The first time we get credit, or make a credit card purchase, it’s a great experience. We feel at last like part of an elite club of card holders. This is because plastic is a status symbol, and you can see it everywhere you go. Credit card adverts always show happy people joyously using their cards to have the good things in life. However, what those advertisements don’t show is the downward financial spiral the interest schemes trick many people into.
Take the example of a pair of pants. You might spend £100 on a designer pair of jeans, and then get that discounted by perhaps 10%, so you’ll think you’re paying £90 for them. When you get the credit card bill, but are tight on cash, you’ll make a minimum payment on that amount. Worse, you’ll probably still use your card for other purchases throughout the month, offsetting any payments you make.
In doing so, your balance will remain at or above the £90 mark that your discounted jeans cost. Because most cards carry an APR of 15% or more, over the course of the year, your total interest on that purchase will be about £13.50. That’s £3.50 more than the jeans cost at full price, and completely erases the savings you thought you got. In other words, you didn’t actually get to pocket the savings you thought you had by picking up a pair of jeans on sale.
Of course, at the end of the year, you’re not likely to be thinking about this, or even considering the original purchase of your jeans that triggered the interest spiral. That’s because no one has taught you how, or more importantly why to do that. Considering the damage credit cards do on a regular basis, it’s a bit surprising that Parliament has’t done more to educate people about these dangers. After all, you can’t get a permit to operate an auto without a license, which requires training and certification, and you can’t you can’t teach without the proper certificates.
Yet, you can completely destroy your financial life, and contribute to the decline of the economy in the UK, with just one credit card. All it takes is having a job, and a bank account. Then, that one card can slowly eat away your savings, siphoning away money you could have put into your pension, and draining funds you might have used to purchase a home. All because you purchased your jeans with a credit card. Sounds crazy doesn’t it? Unfortunately though, it’s anything but crazy. In fact, it’s why High Street sits so high. It’s built on countless donations from uneducated consumers trying to meet the social standard set by having a credit card, but it doesn’t have to be that way.
Think About Your Purchases
The next time you want to purchase a pair of jeans, or anything for that matter, use cash. Assuming you’d put the £10 you saved on that initial jeans purchase, and calculating the dozens of other purchases you’ll make over the course of a year, you could be saving hundreds of pounds.
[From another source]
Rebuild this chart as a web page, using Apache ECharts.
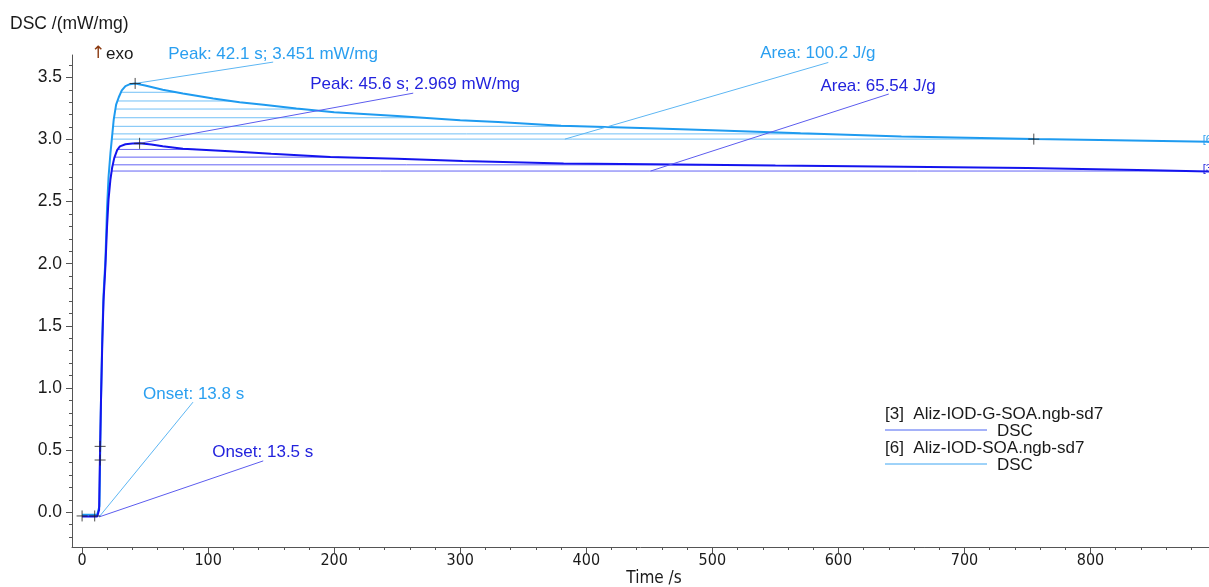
<!DOCTYPE html>
<html><head><meta charset="utf-8">
<script src="https://cdn.jsdelivr.net/npm/echarts@6/dist/echarts.min.js"></script>
<style>html,body{margin:0;padding:0;background:#fff}#c{width:1209px;height:587px}</style>
</head><body><div id="c"></div>
<script>
// ---- data ----
// [6] Aliz-IOD-SOA.ngb-sd7 (light blue)
const timeLight = [0, 5, 10, 12, 13, 13.8, 14.3, 15, 16, 17, 18.5, 19.8, 21, 22.5, 25.1, 27, 29.1, 31.5, 34.4, 38, 42.1, 50, 64, 80, 104, 125, 144, 170, 200, 250, 300, 330, 380, 450, 500, 570, 650, 755, 820, 895];
const dscLight  = [-0.02, -0.02, -0.02, -0.02, -0.015, 0.05, 0.45, 0.9, 1.4, 1.75, 2.03, 2.45, 2.7, 2.89, 3.16, 3.28, 3.34, 3.395, 3.43, 3.445, 3.451, 3.435, 3.40, 3.37, 3.33, 3.30, 3.28, 3.25, 3.22, 3.19, 3.155, 3.14, 3.11, 3.09, 3.075, 3.05, 3.025, 3.003, 2.993, 2.982];
// [3] Aliz-IOD-G-SOA.ngb-sd7 (dark blue)
const timeDark = [0, 5, 10, 12, 13, 13.5, 14.3, 15, 16, 17, 18.5, 19.8, 21, 22.5, 23.8, 25.5, 27.8, 30, 34.4, 40, 45.6, 55, 64, 80, 117, 150, 197, 250, 302, 382, 451, 550, 652, 750, 848, 895];
const dscDark  = [-0.035, -0.035, -0.035, -0.035, -0.03, 0.02, 0.52, 0.9, 1.35, 1.7, 1.98, 2.3, 2.52, 2.68, 2.77, 2.85, 2.915, 2.945, 2.962, 2.967, 2.969, 2.96, 2.945, 2.925, 2.906, 2.885, 2.86, 2.845, 2.826, 2.807, 2.80, 2.79, 2.78, 2.77, 2.752, 2.742];
// hatch levels of the integrated areas (lowest one = integration baseline)
const hatchLight = [3.38, 3.31, 3.245, 3.175, 3.106, 3.045, 3.003];
const hatchDark  = [2.92, 2.858, 2.796, 2.746];
// axis ticks
const xMajorTicks = [0, 100, 200, 300, 400, 500, 600, 700, 800];
const xMinorTicks = [0,20,40,60,80,100,120,140,160,180,200,220,240,260,280,300,320,340,360,380,400,420,440,460,480,500,520,540,560,580,600,620,640,660,680,700,720,740,760,780,800,820,840,860,880];
const yMajorTicks = [0, 0.5, 1.0, 1.5, 2.0, 2.5, 3.0, 3.5];
const yMinorTicks = [-0.2,-0.1,0,0.1,0.2,0.3,0.4,0.5,0.6,0.7,0.8,0.9,1.0,1.1,1.2,1.3,1.4,1.5,1.6,1.7,1.8,1.9,2.0,2.1,2.2,2.3,2.4,2.5,2.6,2.7,2.8,2.9,3.0,3.1,3.2,3.3,3.4,3.5,3.6];
// characteristic points (+ markers)
const crossMarks = [[0, -0.03], [10, -0.03], [14.3, 0.53], [14.3, 0.42], [42.1, 3.451], [45.6, 2.969], [755, 3.003]];
// annotations: text anchor, leader line from/to (data coords)
const annotations = [
  {text: 'Peak: 42.1 s; 3.451 mW/mg', at: [68.3, 3.688], from: [42.1, 3.451], to: [151.6, 3.623], tone: 'light'},
  {text: 'Peak: 45.6 s; 2.969 mW/mg', at: [181, 3.446], from: [45.6, 2.969], to: [262.7, 3.373], tone: 'dark'},
  {text: 'Area: 100.2 J/g', at: [538, 3.696], from: [383, 3.003], to: [592, 3.62], tone: 'light'},
  {text: 'Area: 65.54 J/g', at: [585.7, 3.43], from: [451, 2.746], to: [640, 3.366], tone: 'dark'},
  {text: 'Onset: 13.8 s', at: [48.4, 0.95], from: [13.5, -0.038], to: [88, 0.886], tone: 'light'},
  {text: 'Onset: 13.5 s', at: [103.2, 0.483], from: [13.5, -0.038], to: [143.7, 0.413], tone: 'dark'}
];
const endTags = [{text: '[6]', at: [889, 3.0], tone: 'light'}, {text: '[3]', at: [889, 2.765], tone: 'dark'}];

// ---- styles ----
const C = {
  light: '#1E9BF0', lightHatch: '#72C0F6', lightText: '#2A9FF0', lightLeader: '#5DB6F3',
  dark: '#1414EE', darkHatch: '#6464F4', darkText: '#2323DD', darkLeader: '#5C5CEE'
};
const FONT = '"Liberation Sans", Arial, "DejaVu Sans", sans-serif';
const NARROW = '"Liberation Sans Narrow", "DejaVu Sans Condensed", "Liberation Sans", sans-serif';

function zip(t, v) { return t.map((x, i) => [x, v[i]]); }
function crossings(t, v, level) {
  let pk = 0;
  for (let i = 1; i < v.length; i++) if (v[i] > v[pk]) pk = i;
  let a = null, b = null;
  for (let i = 0; i < pk; i++) {
    if (v[i] < level && v[i + 1] >= level) { a = t[i] + (level - v[i]) / (v[i + 1] - v[i]) * (t[i + 1] - t[i]); break; }
  }
  for (let i = pk; i < v.length - 1; i++) {
    if (v[i] > level && v[i + 1] <= level) { b = t[i] + (v[i] - level) / (v[i] - v[i + 1]) * (t[i + 1] - t[i]); break; }
  }
  if (b === null) b = t[t.length - 1];
  return [a, b];
}
function hatchSeries(t, v, levels, color) {
  const data = [];
  levels.forEach(l => { const [a, b] = crossings(t, v, l); data.push([a, l], [b, l], null); });
  return {type: 'line', data: data, connectNulls: false, showSymbol: false, symbol: 'none', silent: true,
    lineStyle: {color: color, width: 1}, z: 2, animation: false};
}

const chart = echarts.init(document.getElementById('c'), null, {renderer: 'canvas'});
const axisColor = '#555';
chart.setOption({
  animation: false,
  grid: {left: 72, right: 0, top: 55, bottom: 40, containLabel: false},
  xAxis: [
    {type: 'value', min: -8, max: 894, position: 'bottom',
      axisLine: {show: true, onZero: false, lineStyle: {color: axisColor, width: 1}},
      axisTick: {show: true, customValues: xMajorTicks, length: 6, lineStyle: {color: axisColor}},
      axisLabel: {customValues: xMajorTicks, color: '#1a1a1a', fontSize: 16, fontFamily: NARROW, margin: 6},
      splitLine: {show: false}},
    {type: 'value', min: -8, max: 894, position: 'bottom',
      axisLine: {show: false, onZero: false}, axisLabel: {show: false}, splitLine: {show: false},
      axisTick: {show: true, customValues: xMinorTicks, length: 3, lineStyle: {color: axisColor}}}
  ],
  yAxis: [
    {type: 'value', min: -0.28, max: 3.68, position: 'left',
      axisLine: {show: true, onZero: false, lineStyle: {color: axisColor, width: 1}},
      axisTick: {show: true, customValues: yMajorTicks, length: 6, lineStyle: {color: axisColor}},
      axisLabel: {customValues: yMajorTicks, color: '#1a1a1a', fontSize: 17.5, fontFamily: FONT, margin: 10,
        formatter: v => v.toFixed(1)},
      splitLine: {show: false}},
    {type: 'value', min: -0.28, max: 3.68, position: 'left',
      axisLine: {show: false, onZero: false}, axisLabel: {show: false}, splitLine: {show: false},
      axisTick: {show: true, customValues: yMinorTicks, length: 3, lineStyle: {color: axisColor}}}
  ],
  series: [
    hatchSeries(timeLight, dscLight, hatchLight, C.lightHatch),
    hatchSeries(timeDark, dscDark, hatchDark, C.darkHatch),
    {name: '[6] Aliz-IOD-SOA.ngb-sd7', type: 'line', data: zip(timeLight, dscLight), showSymbol: false, symbol: 'none',
      lineStyle: {color: C.light, width: 2}, z: 3},
    {name: '[3] Aliz-IOD-G-SOA.ngb-sd7', type: 'line', data: zip(timeDark, dscDark), showSymbol: false, symbol: 'none',
      lineStyle: {color: C.dark, width: 2}, z: 4},
    {type: 'scatter', data: crossMarks, symbol: 'path://M0,5L10,5M5,0L5,10', symbolSize: 11,
      itemStyle: {color: 'rgba(0,0,0,0)', borderColor: '#222', borderWidth: 1}, z: 6, silent: true}
  ]
});

function px(p) { return chart.convertToPixel({xAxisIndex: 0, yAxisIndex: 0}, p); }
const g = [];
annotations.forEach(a => {
  const col = a.tone === 'light' ? C.lightText : C.darkText;
  const lc = a.tone === 'light' ? C.lightLeader : C.darkLeader;
  const f = px(a.from), t = px(a.to), at = px(a.at);
  g.push({type: 'line', silent: true, z: 5, shape: {x1: f[0], y1: f[1], x2: t[0], y2: t[1]}, style: {stroke: lc, lineWidth: 1}});
  g.push({type: 'text', silent: true, z: 7, x: at[0], y: at[1],
    style: {text: a.text, fill: col, fontSize: 17, fontFamily: FONT, verticalAlign: 'middle', align: 'left'}});
});
endTags.forEach(a => {
  const at = px(a.at);
  g.push({type: 'text', silent: true, z: 7, x: at[0], y: at[1],
    style: {text: a.text, fill: a.tone === 'light' ? C.lightText : C.darkText, fontSize: 11, fontFamily: FONT, verticalAlign: 'middle', align: 'left'}});
});
// titles
g.push({type: 'text', silent: true, x: 10, y: 24, style: {text: 'DSC /(mW/mg)', fill: '#1a1a1a', fontSize: 17.5, fontFamily: FONT, verticalAlign: 'middle'}});
g.push({type: 'text', silent: true, x: 91, y: 54, style: {text: '\u2191', fill: '#8B3A10', fontSize: 17, fontFamily: '"DejaVu Sans", sans-serif', verticalAlign: 'middle'}});
g.push({type: 'text', silent: true, x: 106, y: 54, style: {text: 'exo', fill: '#1a1a1a', fontSize: 17, fontFamily: FONT, verticalAlign: 'middle'}});
g.push({type: 'text', silent: true, x: 654, y: 579, style: {text: 'Time /s', fill: '#1a1a1a', fontSize: 17, fontFamily: NARROW, verticalAlign: 'middle', align: 'center'}});
// legend
const legendItems = [
  {label: '[3]  Aliz-IOD-G-SOA.ngb-sd7', color: '#4A64F2', y: 414},
  {label: '[6]  Aliz-IOD-SOA.ngb-sd7', color: '#3EA6F2', y: 448}
];
legendItems.forEach(it => {
  g.push({type: 'text', silent: true, x: 885, y: it.y, style: {text: it.label, fill: '#1a1a1a', fontSize: 17, fontFamily: FONT, verticalAlign: 'middle'}});
  g.push({type: 'line', silent: true, shape: {x1: 885, y1: it.y + 16, x2: 987, y2: it.y + 16}, style: {stroke: it.color, lineWidth: 1}});
  g.push({type: 'text', silent: true, x: 997, y: it.y + 17, style: {text: 'DSC', fill: '#1a1a1a', fontSize: 17, fontFamily: FONT, verticalAlign: 'middle'}});
});
chart.setOption({graphic: g});
</script>
</body></html>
Tucked away in a relatively conservative investment account, that money could be earning you £10, £20, or even £30 a year in interest.
Do that for five years, and you’ll be earning enough interest every year to buy all the jeans you want, without needing to spend any of the money you’re earning during the week. High street won’t like it though, so you may end up needing to keep at least one credit card to have a record of your credit history with the credit reference agencies. That does not mean you need to pay interest though. Quite the opposite.
Get a no-fee credit card from Santander, HSBC, or another bank you’re comfortable doing business with. Then, open a linked interest bearing savings or current account with £500. We’ll call this your interest savings account. Next, set up the primary account, where you keep your money or get paid, to automatically transfer £200 a week into your interest savings account. Then, set up your credit card account to always automatically pay the full balance each month from your interest savings account. Make sure to keep track of your purchases, and pay attention to your online balances in the interest savings account so you don’t get any overdraft fees or unpleasant surprises.
This way you’ll be building credit, paying no interest on your purchases, and keeping a steady cycle of funds going into your interest savings account. When that account exceeds the total balance of your credit card (or about £2,500), you can start putting the extra money into a pension, investment account, or any account that’s ahead of inflation.
As an added bonus, you can even get a cash back credit card that will pay you for purchases. Even if it’s just 1% per year, that’s an extra 1% you can set aside. By doing this, your jeans will pay for themselves over time, and you’ll be able to put the interest and accrued savings in your pocket, instead of on High Street.